Digo isso porque hoje em dia as pessoas parecem pensar que todas as soluções devem vir do governo ou pela via política. Isso infantiliza as pessoas e destrói o senso de responsabilidade. Esses dias, por exemplo, li um artigo que falava de um médico preocupado com a péssima qualidade nutricional da alimentação moderna, e defendia subsídios para empresas alimentícias que produzissem alimentos mais saudáveis. Oras, se ele está tão preocupado assim, por que simplesmente não cria uma organização disposta a juntar fundos para pagar por tais subsídios ou para promover as empresas que produzem alimentos mais saudáveis? Ou: por que os ambientalistas não criam uma agência disposta a arrecadar fundos para pagar por pesquisas em energia limpa ou tecnologias que reduzam a emissão de poluentes? Simples: porque é muito mais fácil e menos dispendioso simplesmente se dizer um defensor do meio ambiente e votar naqueles governantes dispostos a “investir” nessa área do que pagar com o próprio dinheiro, e então se gabar por ser "politizado" e estar "fazendo a sua parte". Desnecessário dizer que o órgão mais sensível do homem é o bolso.

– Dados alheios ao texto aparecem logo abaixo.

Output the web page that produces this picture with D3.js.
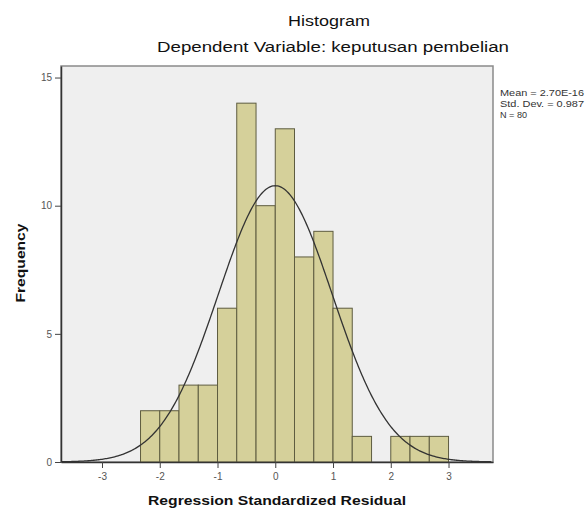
<!DOCTYPE html>
<meta charset="utf-8">
<script src="https://cdn.jsdelivr.net/npm/d3@7/dist/d3.min.js"></script>
<style>
body { margin: 0; background: #fff; }
text { font-family: Arial, "Liberation Sans", sans-serif; fill: #111; }
</style>
<body>
<script>

// bin edges (width 1/3) and frequencies
var binStart = [-2.333, -2, -1.667, -1.333, -1, -0.667, -0.333, 0, 0.333, 0.667, 1, 1.333, 1.667, 2, 2.333, 2.667];
var binEnd   = [-2, -1.667, -1.333, -1, -0.667, -0.333, 0, 0.333, 0.667, 1, 1.333, 1.667, 2, 2.333, 2.667, 3];
var counts   = [2, 2, 3, 3, 6, 14, 10, 13, 8, 9, 6, 1, 0, 1, 1, 1];
var xTicks = [-3, -2, -1, 0, 1, 2, 3];
var yTicks = [0, 5, 10, 15];
var statLines = ["Mean = 2.70E-16", "Std. Dev. = 0.987", "N = 80"];
var mean = 0, sd = 0.987, n = 80, binWidth = 1 / 3;

var width = 587, height = 511;
var svg = d3.select("body").append("svg")
    .attr("width", width)
    .attr("height", height);

var pLeft = 61, pRight = 493, pTop = 66, pBottom = 462;

var x = d3.scaleLinear().domain([-3.71, 3.77]).range([pLeft, pRight]);
var y = d3.scaleLinear().domain([0, 15.45]).range([pBottom, pTop]);

// panel
svg.append("rect")
    .attr("x", pLeft).attr("y", pTop)
    .attr("width", pRight - pLeft).attr("height", pBottom - pTop)
    .style("fill", "#efefef")
    .style("stroke", "#8a8a8a")
    .style("stroke-width", 1.5);

// bars
var bins = counts.map(function(c, i) { return {x0: binStart[i], x1: binEnd[i], c: c}; })
    .filter(function(d) { return d.c > 0; });

svg.append("g").selectAll("rect")
    .data(bins)
    .enter().append("rect")
    .attr("x", function(d) { return x(d.x0); })
    .attr("y", function(d) { return y(d.c); })
    .attr("width", function(d) { return x(d.x1) - x(d.x0); })
    .attr("height", function(d) { return y(0) - y(d.c); })
    .style("fill", "#d5d09a")
    .style("stroke", "#5e5c40")
    .style("stroke-width", 1);

// normal curve
var pts = d3.range(-3.7, 3.76, 0.02);
var line = d3.line()
    .x(function(d) { return x(d); })
    .y(function(d) {
        var z = (d - mean) / sd;
        return y(n * binWidth * Math.exp(-0.5 * z * z) / (sd * Math.sqrt(2 * Math.PI)));
    });

svg.append("path")
    .datum(pts)
    .attr("d", line)
    .style("fill", "none")
    .style("stroke", "#333")
    .style("stroke-width", 1.3);

// axes
var fmt = function(d) { return String(d); };
var xAxis = svg.append("g")
    .attr("transform", "translate(0," + pBottom + ")")
    .call(d3.axisBottom(x).tickValues(xTicks).tickFormat(fmt).tickSize(6).tickSizeOuter(0).tickPadding(5));
var yAxis = svg.append("g")
    .attr("transform", "translate(" + pLeft + ",0)")
    .call(d3.axisLeft(y).tickValues(yTicks).tickFormat(fmt).tickSize(6).tickSizeOuter(0).tickPadding(3));

[xAxis, yAxis].forEach(function(a) {
    a.select(".domain").style("stroke", "#333").style("stroke-width", 1.5);
    a.selectAll(".tick line").style("stroke", "#444");
    a.selectAll(".tick text").style("font-size", "10px").style("fill", "#555")
        .style("font-family", "Arial, 'Liberation Sans', sans-serif");
});

// titles
svg.append("text")
    .attr("x", 329).attr("y", 26)
    .attr("text-anchor", "middle")
    .attr("textLength", 82)
    .attr("lengthAdjust", "spacingAndGlyphs")
    .style("font-size", "14px")
    .text("Histogram");

svg.append("text")
    .attr("x", 333).attr("y", 52)
    .attr("text-anchor", "middle")
    .attr("textLength", 352)
    .attr("lengthAdjust", "spacingAndGlyphs")
    .style("font-size", "14px")
    .text("Dependent Variable: keputusan pembelian");

svg.append("text")
    .attr("x", 277).attr("y", 505)
    .attr("text-anchor", "middle")
    .attr("textLength", 258)
    .attr("lengthAdjust", "spacingAndGlyphs")
    .style("font-size", "12px")
    .style("font-weight", "bold")
    .text("Regression Standardized Residual");

svg.append("text")
    .attr("transform", "translate(25,263) rotate(-90)")
    .attr("text-anchor", "middle")
    .attr("textLength", 79)
    .attr("lengthAdjust", "spacingAndGlyphs")
    .style("font-size", "12px")
    .style("font-weight", "bold")
    .text("Frequency");

// stats legend
svg.append("g").selectAll("text")
    .data(statLines)
    .enter().append("text")
    .attr("x", 500)
    .attr("y", function(d, i) { return 96 + i * 11; })
    .attr("textLength", function(d, i) { return i < 2 ? 84 : 27; })
    .attr("lengthAdjust", "spacingAndGlyphs")
    .style("font-size", "8.5px")
    .style("fill", "#333")
    .text(function(d) { return d; });

</script>
</body>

O problema é que isto cria o ambiente propício para a formação de aproveitadores e grupos de pressão, que sempre vão querer a sua fatia dos impostos usados para promover qualquer tipo de causa. Oras, se o governo pode subsidiar energia limpa, por que não pode subsidiar agricultores para deixar o alimento mais barato (o que na prática significa dizer que você deve pagar mais impostos para que o açúcar fique alguns centavos mais barato) ou o resgate financeiro a empresas milionárias para evitar a demissão em massa (o que significa dizer que o empresário pode sair impune de uma péssima administração porque o prejuízo será repassado para os pagadores de impostos)? Por sinal, esta é a grande ilusão da crença nas soluções democráticas: creio que não passa de uma histeria coletiva que visa a promover causas com o dinheiro dos outros. E quando os outros são obrigados a pagar o preço e a liberdade por aquilo que você defende, não espere que a sua liberdade ou os seus direitos tenham muita garantia. Creio ser desnecessário dizer que, quando os outros são obrigados a pagar por aquilo que você defende, não espere que o espírito de iniciativa e de responsabilidade consiga ser preservado no coração das pessoas, mas nunca é demais relembrar. De fato, justamente por isso não acredito em NENHUMA solução pela via democrática.

Claro que você é livre para defender a causa que quiser, mas fica o alerta: cuidado com qualquer um que advogue pela solução democrática ou pela via política. Quando os outros são obrigados a pagar por aquilo que você quer, não se espante se eles o obrigarem a pagar por coisas que considera hediondas. O palco para a tirania já estará armado.